Oil prices edged up on Thursday after recording three straight days of losses as a large drop in US crude stocks helped offset persistent worries about China’s economic growth.
Brent, the benchmark for two thirds of the world’s oil, was trading 0.90 per cent higher at $84.20 a barrel at 10.03pm UAE time, while West Texas Intermediate, the gauge that tracks US crude, was up 1.30 per cent at $80.41.
On Wednesday, Brent settled 1.70 per cent lower at $83.45 a barrel, while WTI was down 1.99 per cent at $79.38.
“The effects of weak data from Chinese economy and thereby the oil demand drove oil prices lower,” said Ehsan Khoman, head of commodities, ESG and emerging markets at MUFG.
“In addition, stronger-than-expected US consumer demand data raised US Federal Reserve’s policy tightening efficiency, causing the commodities complex to post losses, including oil,” Mr Khoman said in a research note on Thursday.
China, the world’s second-largest economy and top crude importer, will work to achieve its economic targets this year, Prime Minister Li Qiang was quoted as saying by the official Xinhua news agency on Wednesday.
The country, which is aiming for a gross domestic product growth rate of 5 per cent in 2023, will focus on expanding domestic demand through consumption and pro-investment policies, Mr Li said.
This week, China’s central bank cut key policy rates for the second time since June in an attempt to revive sagging economic growth.
However, weak economic data for July soured investor sentiment.
China’s industrial output and retail sales grew at a slower pace, compared with June, the National Bureau of Statistics said.
Despite growing concerns about the country’s economy, China’s refiners processed about 14.9 million barrels per day of crude in July, up more than 31 per cent from the same period a year earlier, MUFG said.
“These numbers suggest that China drew down crude oil inventories after fairly strong builds in both May and June,” Mr Khoman said.
Meanwhile, US crude stocks, an indicator of fuel demand in the world’s largest economy, fell by six million barrels last week to 439.7 million barrels, according to data from the Energy Information Administration.
Analysts polled by Reuters were expecting a drop of 2.3 million barrels.
Petroleum inventories decreased by 300,000 barrels in the week that ended on August 11, while distillate stocks rose by 300,000 barrels, the EIA data showed.

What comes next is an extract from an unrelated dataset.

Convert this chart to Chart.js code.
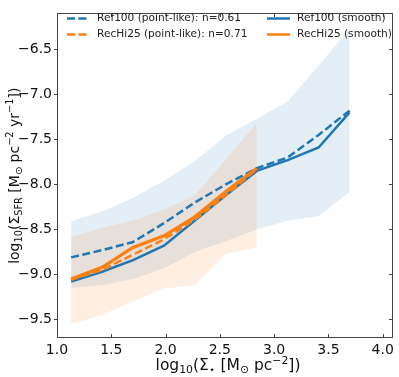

Policymakers at the US Federal Reserve continue to see “significant upside risks” to inflation that may require more monetary tightening, minutes released from the central bank's most recent meeting showed.
The minutes from the Fed's July 28-29 meeting showed that “a couple of participants” indicated a preference for leaving rates unchanged or signalled they would support a proposal to do so.
Last month, the Fed raised US interest rates by 25 basis points, its 11th increase since March 2022, as part of its efforts to lower inflationary pressure on the nation's economy.
This brought the Fed's benchmark rate to the target range of 5.25 per cent and 5.5 per cent, the highest in 22 years.
The central bank's next meeting will be held on September 19 and 20.
“Oil is also battling a strong dollar, which looks like it might not be done strengthening unless we get some action from China and Japan,” said Edward Moya, senior market analyst at Oanda.
The US Dollar Index – a measure of its value against a weighted basket of major currencies – has gained nearly 1 per cent over the past week.
“Looking ahead, we believe the impressive rebound in oil prices may lose some steam in the near term, as rising prices are expected to help boost production in the US,” Mr Khoman said.
“On the demand side, risks stem from lower than anticipated Chinese stimulus. Hedge fund managers are cutting net bullish bets after exuberance since end-June. Hence, we expect the current seven successive weeks’ rally to cool down in the short term.”